We have lost sight of the fact that all the cosmetic engineering in the world won't save us. Our kids are ignorant, our teachers are trained to conform at all costs, the corporations are buying our universities and people like Rupert Murdoch are buying our minds. Correction: they have bought our minds. The 'news' - regardless of content, is the whole show. Shut up, pass the tests and conform, is what are schools are telling the kids. We are in hell and the sooner we take stock of that the sooner we can start to ORGANIZE and THINK our way out of it. Thinking, however, has almost stopped in these disunited States. Maybe we can begin again. Maybe, but it will be hard.

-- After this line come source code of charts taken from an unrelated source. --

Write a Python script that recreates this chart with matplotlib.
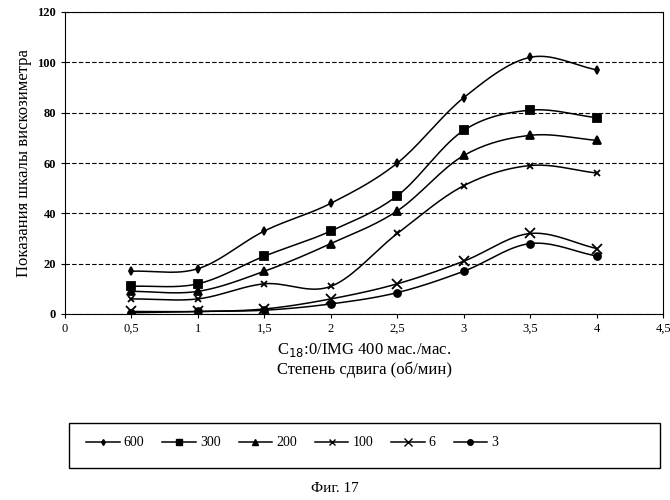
import numpy as np
import matplotlib
matplotlib.use("Agg")
import matplotlib.pyplot as plt
from matplotlib.lines import Line2D
from matplotlib.patches import Rectangle

plt.rcParams["font.family"] = "Liberation Serif"

shear = [0.5, 1.0, 1.5, 2.0, 2.5, 3.0, 3.5, 4.0]
series_names = ["600", "300", "200", "100", "6", "3"]
v600 = [17, 18, 33, 44, 60, 86, 102, 97]
v300 = [11, 12, 23, 33, 47, 73, 81, 78]
v200 = [9, 9, 17, 28, 41, 63, 71, 69]
v100 = [6, 6, 12, 11, 32, 51, 59, 56]
v6 = [1, 1, 2, 6, 12, 21, 32, 26]
v3 = [0.5, 1, 1.5, 4, 8.5, 17, 28, 23]
markers = ["d", "s", "^", "x", "x", "o"]
msizes = [4, 6, 6, 5, 7, 5]


def smooth(x, y, n=20):
    # Catmull-Rom like Excel smoothed lines
    x = np.asarray(x, float)
    y = np.asarray(y, float)
    px = np.concatenate([[2 * x[0] - x[1]], x, [2 * x[-1] - x[-2]]])
    py = np.concatenate([[2 * y[0] - y[1]], y, [2 * y[-1] - y[-2]]])
    xs, ys = [], []
    t = np.linspace(0, 1, n)
    for i in range(1, len(px) - 2):
        for p, out in ((px, xs), (py, ys)):
            p0, p1, p2, p3 = p[i - 1], p[i], p[i + 1], p[i + 2]
            out.extend(0.5 * (2 * p1 + (-p0 + p2) * t + (2 * p0 - 5 * p1 + 4 * p2 - p3) * t ** 2
                              + (-p0 + 3 * p1 - 3 * p2 + p3) * t ** 3))
    return xs, ys


fig = plt.figure(figsize=(6.7, 5), dpi=100)
ax = fig.add_axes([0.097, 0.372, 0.893, 0.604])

handles = []
for vals, name, m, ms in zip([v600, v300, v200, v100, v6, v3], series_names, markers, msizes):
    sx, sy = smooth(shear, vals)
    ax.plot(sx, sy, color="black", lw=1.1)
    ax.plot(shear, vals, ls="none", marker=m, ms=ms, color="black", mew=1.3)
    handles.append(Line2D([], [], color="black", lw=1.1, marker=m, ms=ms - 1))

ax.set_xlim(0, 4.5)
ax.set_ylim(0, 120)
ax.set_xticks(np.arange(0, 4.51, 0.5))
ax.set_xticklabels(["0", "0,5", "1", "1,5", "2", "2,5", "3", "3,5", "4", "4,5"], fontsize=9)
ax.set_yticks(range(0, 121, 20))
ax.tick_params(axis="y", labelsize=9, length=3)
ax.tick_params(axis="x", length=3)
for lbl in ax.get_yticklabels():
    lbl.set_fontweight("bold")
ax.grid(axis="y", ls=(0, (4, 2)), color="black", lw=0.8)
ax.set_ylabel("Показания шкалы вискозиметра", fontsize=12)
ax.set_xlabel("C$_{18}$:0/IMG 400 мас./мас.\nСтепень сдвига (об/мин)", fontsize=12)

fig.patches.append(Rectangle((0.103, 0.064), 0.882, 0.09, transform=fig.transFigure,
                             fill=False, edgecolor="black", lw=1.0))
fig.legend(handles, series_names, loc="upper left", bbox_to_anchor=(0.11, 0.152),
           ncol=6, frameon=False, fontsize=10, handlelength=2.4, handletextpad=0.3,
           columnspacing=1.3)
fig.text(0.5, 0.015, "Фиг. 17", ha="center", fontsize=11)

fig.savefig("out.png", dpi=100)
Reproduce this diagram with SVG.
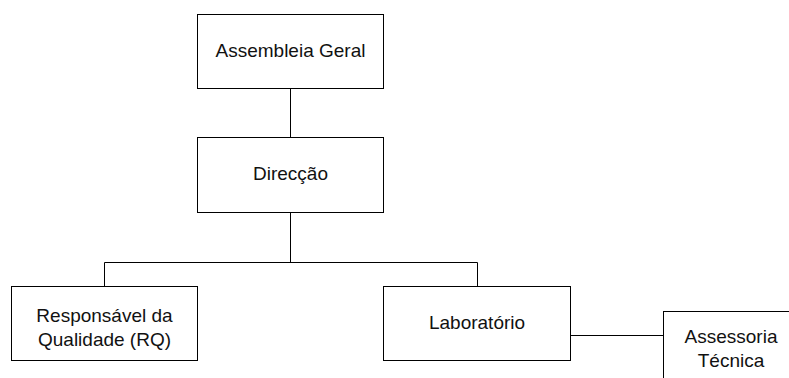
<svg xmlns="http://www.w3.org/2000/svg" width="789" height="378" viewBox="0 0 789 378">
<style>
.box{fill:#fff;stroke:#000;stroke-width:1}
.lbl{font-family:"Liberation Sans",Arial,sans-serif;font-size:19px;fill:#111;text-anchor:middle}
.con{fill:none;stroke:#000;stroke-width:1}
</style>
<rect width="789" height="378" fill="#fff"/>
<g id="connectors">
<path class="con" d="M290.5 88.5V137.5"/>
<path class="con" d="M290.5 212.5V262.5"/>
<path class="con" d="M104.5 286.5V262.5H477.5V286.5"/>
<path class="con" d="M570.5 335.5H663.5"/>
</g>
<g id="assembleia">
<rect class="box" x="197.5" y="14.5" width="186" height="74"/>
<text class="lbl" x="290.5" y="57">Assembleia Geral</text>
</g>
<g id="direccao">
<rect class="box" x="197.5" y="137.5" width="186" height="75"/>
<text class="lbl" x="290.5" y="180">Direcção</text>
</g>
<g id="rq">
<rect class="box" x="11.5" y="286.5" width="186" height="74"/>
<text class="lbl" x="104.5" y="322">Responsável da</text>
<text class="lbl" x="104.5" y="346">Qualidade (RQ)</text>
</g>
<g id="laboratorio">
<rect class="box" x="383.5" y="286.5" width="187" height="74"/>
<text class="lbl" x="477" y="329">Laboratório</text>
</g>
<g id="assessoria">
<rect class="box" x="663.5" y="311.5" width="138" height="80"/>
<text class="lbl" x="731" y="343">Assessoria</text>
<text class="lbl" x="731" y="367">Técnica</text>
</g>
</svg>
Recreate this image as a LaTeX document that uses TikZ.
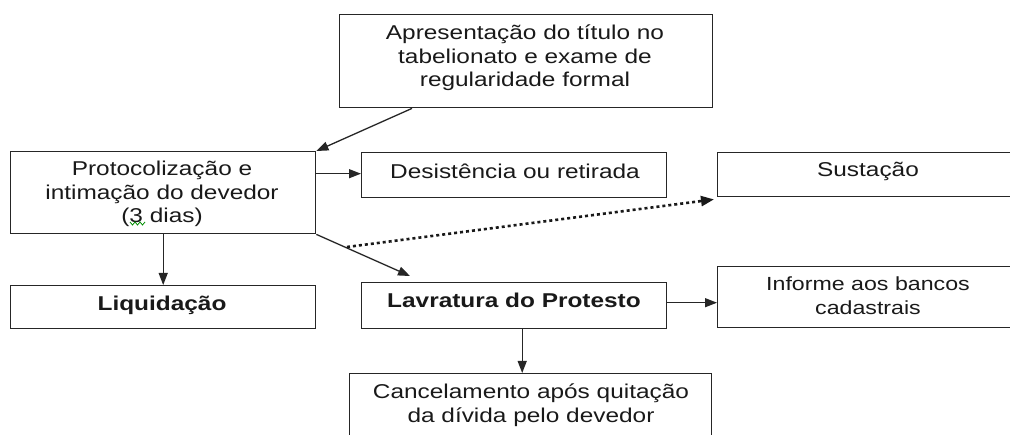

Teacher's don't usually go

Teacher's don't usually go into teaching to make money. They are mostly idealistic and want to make a contribution to society. After years of going through the grind, some become lazy and do just enough of what is required. Most keep trying to do the best job possible staying up to date and keeping their enthusiasm and improving their teaching methods. Teachers who teach in poor neighborhoods usually have to spend a large part of their time on discipline. God Bless all those hardworking teachers who are trying. Before you criticize them, walk in their shoes.



UNDER-FUNDED EDUCATION IS

UNDER-FUNDED EDUCATION IS NOT AN ACCIDENT.

EDUCATION IS THE ENEMY OF POWER.

DEFEND YOURSELF!



1. There's been a lot of

1. There's been a lot of commentary on teachers, and some on parents, but nobody has mentioned the students themselves. Our children are being brought up to expect to always be entertained, to expect that teachers should "teach them" (meaning, make them get good grades) without much effort on their part. They have time for Facebook and skype, hanging at the mall, and video games, but precious little for homework. Not only parents, but much of society, tells them that this is normal and good. Homework---the chance to not only practice what they learned in school that day but also to check to see that they indeed "got it"---is seen as unreasonably burdensome if it requires more than 10 or 15 minutes per night, per subject.



2. Kids in other countries

2. Kids in other countries generally have HOURS of homework each night---and they do it, because they understand that, 1) it's their job, and 2) they won't get into college if they can't pass the entrance exam.

Oh yeah---in most other countries, kids are admitted to college based on the education they can demonstrate on the entrance exam---not because their parents can pay big bucks. In fact, college is usually free for those who show they've learned not only information but also how to think.

But then, those societies tend to value higher education, not bash as "elitists" those who are learned and articulate. The U.S. education system is increasingly designed and run by bureaucrats to train the next generation of workers. Their constant demonization of teachers is meant to defuse teacher clout in resisting the "job-training" focus, and to break down their unions.



Sayward, your second post

Sayward, your second post held some valid heft but your first one was spoken like a childless man. If you've raised a child you can say how that child is cognitively (to a point), and academically. Otherwise, don't try to speak for any other parent who has confronted a culture that commodifies everything and disdains real learning.



Dear Ron: I hope for your

Dear Ron: I hope for your family's sake that the plumbers and electricians had higher standards.